The latest Bloomberg Businessweek muses that conservatives who oppose the 2010 federal health care law ought to like at least one development that has emerged from the law’s implementation: the growth of interest in high-deductible health insurance plans.

When millions of uninsured Americans go shopping for health plans in the Obamacare marketplaces opening on Oct. 1, many are expected to choose high-deductible plans. These policies are often the cheapest available, but they come with a tradeoff: Patients pay low premiums in exchange for shouldering the cost of most care until they reach deductibles of $1,000 or more. It’s a model Democrats have long deplored and one that Republicans, who this summer voted to repeal the Affordable Care Act for the 40th time in the House, have spent two decades promoting.
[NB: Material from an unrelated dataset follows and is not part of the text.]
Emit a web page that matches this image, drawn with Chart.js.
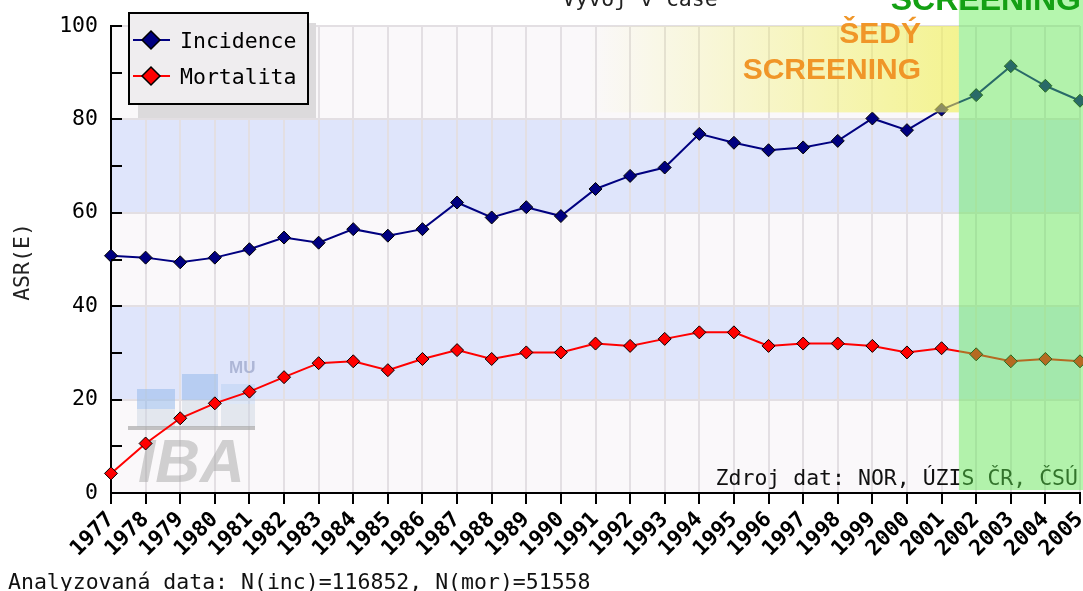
<!DOCTYPE html>
<html><head><meta charset="utf-8">
<script src="https://cdn.jsdelivr.net/npm/chart.js@4.4.0/dist/chart.umd.min.js"></script>
<style>html,body{margin:0;padding:0;background:#fff;overflow:hidden}canvas{display:block}</style>
</head><body>
<canvas id="c" width="1083" height="591"></canvas>
<script>
const years = ['1977','1978','1979','1980','1981','1982','1983','1984','1985','1986','1987','1988','1989','1990','1991','1992','1993','1994','1995','1996','1997','1998','1999','2000','2001','2002','2003','2004','2005'];
const incidence = [50.8,50.4,49.4,50.4,52.2,54.7,53.6,56.5,55.1,56.5,62.2,59.0,61.2,59.3,65.1,67.9,69.7,76.9,75.0,73.4,74.0,75.4,80.2,77.7,82.1,85.2,91.4,87.2,84.0];
const mortality = [4.2,10.6,16.0,19.2,21.7,24.8,27.8,28.2,26.3,28.7,30.6,28.7,30.1,30.1,32.0,31.5,33.0,34.4,34.4,31.5,32.0,32.0,31.5,30.1,31.0,29.7,28.2,28.7,28.2];
const yTicks = [0,20,40,60,80,100];
const seriesNames = ['Incidence','Mortalita'];
const bands = [[20,40],[60,80]];
const MONO = 'DejaVu Sans Mono';

const decor = {
  id:'decor',
  beforeDraw(chart){
    const {ctx, chartArea:a, scales:{y}} = chart;
    ctx.save();
    ctx.fillStyle='#fff'; ctx.fillRect(0,0,chart.width,chart.height);
    ctx.fillStyle='#faf8fa'; ctx.fillRect(a.left,a.top,a.right-a.left,a.bottom-a.top);
    ctx.fillStyle='#dfe5fb';
    bands.forEach(([lo,hi])=>{
      const t=y.getPixelForValue(hi), b=y.getPixelForValue(lo);
      ctx.fillRect(a.left,t,a.right-a.left,b-t);
    });
    ctx.restore();
  },
  beforeDatasetsDraw(chart){
    const {ctx} = chart;
    ctx.save();
    ctx.fillStyle='rgba(150,185,235,0.55)';
    ctx.fillRect(137,389,38,20);
    ctx.fillRect(182,374,36,26);
    ctx.fillStyle='rgba(170,200,240,0.35)';
    ctx.fillRect(221,384,34,20);
    ctx.fillStyle='rgba(200,210,225,0.45)';
    ctx.fillRect(137,409,38,18);
    ctx.fillRect(182,400,36,27);
    ctx.fillRect(221,404,34,23);
    ctx.fillStyle='rgba(170,170,170,0.7)';
    ctx.fillRect(128,426,127,4);
    ctx.fillStyle='rgba(165,165,165,0.5)';
    ctx.font='italic bold 62px "Liberation Sans", Arial, sans-serif';
    ctx.textBaseline='alphabetic'; ctx.textAlign='left';
    ctx.fillText('IBA',138,482);
    ctx.fillStyle='rgba(140,150,190,0.6)';
    ctx.font='bold 17px "Liberation Sans", Arial, sans-serif';
    ctx.fillText('MU',229,373);
    ctx.restore();
  },
  afterDatasetsDraw(chart){
    const {ctx, chartArea:a, scales:{x,y}} = chart;
    ctx.save();
    ctx.strokeStyle='#000'; ctx.lineWidth=2;
    for(let v=0; v<=100; v+=10){
      const py=Math.round(y.getPixelForValue(v));
      ctx.beginPath(); ctx.moveTo(a.left,py); ctx.lineTo(a.left+11,py); ctx.stroke();
    }
    ctx.fillStyle='#111';
    ctx.font='21.5px "'+MONO+'"';
    ctx.textAlign='right'; ctx.textBaseline='alphabetic';
    ctx.fillText('Zdroj dat: NOR, ÚZIS ČR, ČSÚ', 1078, 485);
    const xs = x.getPixelForValue(13.8), xg = x.getPixelForValue(24.5);
    const yt = y.getPixelForValue(100), yb = y.getPixelForValue(81.5);
    const g = ctx.createLinearGradient(xs,0,xg,0);
    g.addColorStop(0,'rgba(240,240,80,0)');
    g.addColorStop(1,'rgba(240,240,80,0.62)');
    ctx.fillStyle=g; ctx.fillRect(xs,yt,xg-xs,yb-yt);
    ctx.fillStyle='rgba(90,235,75,0.45)';
    ctx.fillRect(xg,0,chart.width-xg,y.getPixelForValue(0)-3);
    ctx.font='bold 30px "Liberation Sans", Arial, sans-serif';
    ctx.textAlign='right';
    ctx.fillStyle='#f09628';
    ctx.fillText('ŠEDÝ',921,43);
    ctx.fillText('SCREENING',921,79);
    ctx.font='bold 32px "Liberation Sans", Arial, sans-serif';
    ctx.fillStyle='#14a014';
    ctx.fillText('SCREENING',1081,10);
    ctx.fillStyle='#dcdadc'; ctx.fillRect(138,23,178,95);
    ctx.fillStyle='#efedef'; ctx.fillRect(129,13,179,91);
    ctx.strokeStyle='#000'; ctx.lineWidth=2; ctx.strokeRect(129,13,179,91);
    chart.data.datasets.forEach((ds,i)=>{
      const cy = 40 + i*36;
      ctx.strokeStyle=ds.borderColor; ctx.lineWidth=2;
      ctx.beginPath(); ctx.moveTo(133,cy); ctx.lineTo(170,cy); ctx.stroke();
      ctx.beginPath();
      ctx.moveTo(151-9,cy); ctx.lineTo(151,cy-9); ctx.lineTo(151+9,cy); ctx.lineTo(151,cy+9); ctx.closePath();
      ctx.fillStyle=ds.pointBackgroundColor; ctx.fill();
      ctx.strokeStyle='#000'; ctx.lineWidth=1.5; ctx.stroke();
      ctx.fillStyle='#000'; ctx.font='21.5px "'+MONO+'"';
      ctx.textAlign='left'; ctx.textBaseline='middle';
      ctx.fillText(ds.label,180,cy+2);
    });
    ctx.fillStyle='#222'; ctx.font='21.5px "'+MONO+'"';
    ctx.textAlign='center'; ctx.textBaseline='alphabetic';
    ctx.fillText('Vývoj v čase',640,6);
    ctx.save();
    ctx.translate(23,262); ctx.rotate(-Math.PI/2);
    ctx.textAlign='center'; ctx.textBaseline='middle';
    ctx.fillText('ASR(E)',0,0);
    ctx.restore();
    ctx.fillStyle='#111'; ctx.textAlign='left'; ctx.textBaseline='alphabetic';
    ctx.fillText('Analyzovaná data: N(inc)=116852, N(mor)=51558',8,589);
    ctx.restore();
  }
};

new Chart(document.getElementById('c'),{
  type:'line',
  data:{
    labels:years,
    datasets:[
      {label:seriesNames[0], data:incidence, borderColor:'#000080', backgroundColor:'#000080', borderWidth:2,
       pointStyle:'rectRot', pointRadius:6.5, pointBackgroundColor:'#000080', pointBorderColor:'#000', pointBorderWidth:1, tension:0, clip:false},
      {label:seriesNames[1], data:mortality, borderColor:'#ff0000', backgroundColor:'#ff0000', borderWidth:2,
       pointStyle:'rectRot', pointRadius:6.5, pointBackgroundColor:'#ff0000', pointBorderColor:'#000', pointBorderWidth:1, tension:0, clip:false}
    ]
  },
  options:{
    responsive:false, animation:false, devicePixelRatio:1,
    layout:{autoPadding:false, padding:{top:26,right:3,left:0,bottom:0}},
    plugins:{legend:{display:false}, tooltip:{enabled:false}, title:{display:false}},
    scales:{
      x:{
        offset:false,
        grid:{color:'#e3dfe3', lineWidth:2, tickLength:11, tickColor:'#000', tickWidth:2},
        border:{color:'#000', width:2},
        ticks:{autoSkip:false, maxRotation:45, minRotation:45, color:'#000', padding:3,
               font:{family:MONO, size:21.5, weight:'bold'}},
        afterFit(s){ s.height=98; s.paddingRight=0; s.paddingLeft=0; }
      },
      y:{
        min:0, max:100,
        afterBuildTicks(s){ s.ticks = yTicks.map(v=>({value:v})); },
        grid:{color:'#e3dfe3', lineWidth:2, drawTicks:false},
        border:{color:'#000', width:2},
        ticks:{color:'#000', padding:13, font:{family:MONO, size:21.5}},
        afterFit(s){ s.width=111; }
      }
    }
  },
  plugins:[decor]
});
</script>
</body></html>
As Democrats pushed for universal health care during the Clinton years, Republicans argued that consumers should pay a greater share of their medical bills. In 1996 the GOP-controlled Congress passed legislation allowing some people to pair high-deductible plans—which barely existed—with tax-free health savings accounts. That meant that small business owners and their employees, as well as others with limited insurance options, could put away pretax earnings to pay for routine care and buy cheap insurance to cover catastrophes. In 2003 Congress, still under GOP control, passed legislation making health accounts more widely available. Many companies have since latched on to high-deductible plans as a way to keep premiums under control. Today, one in five workers is covered by such policies, up from 4 percent in 2006, according to a new Kaiser Family Foundation study of more than 2,000 employers.

Obamacare is likely to make high-deductible policies more common.

The John Locke Foundation has discussed the benefits of health savings accounts tied to high-deductible insurance policies. An even better option: A consumer-driven health care model.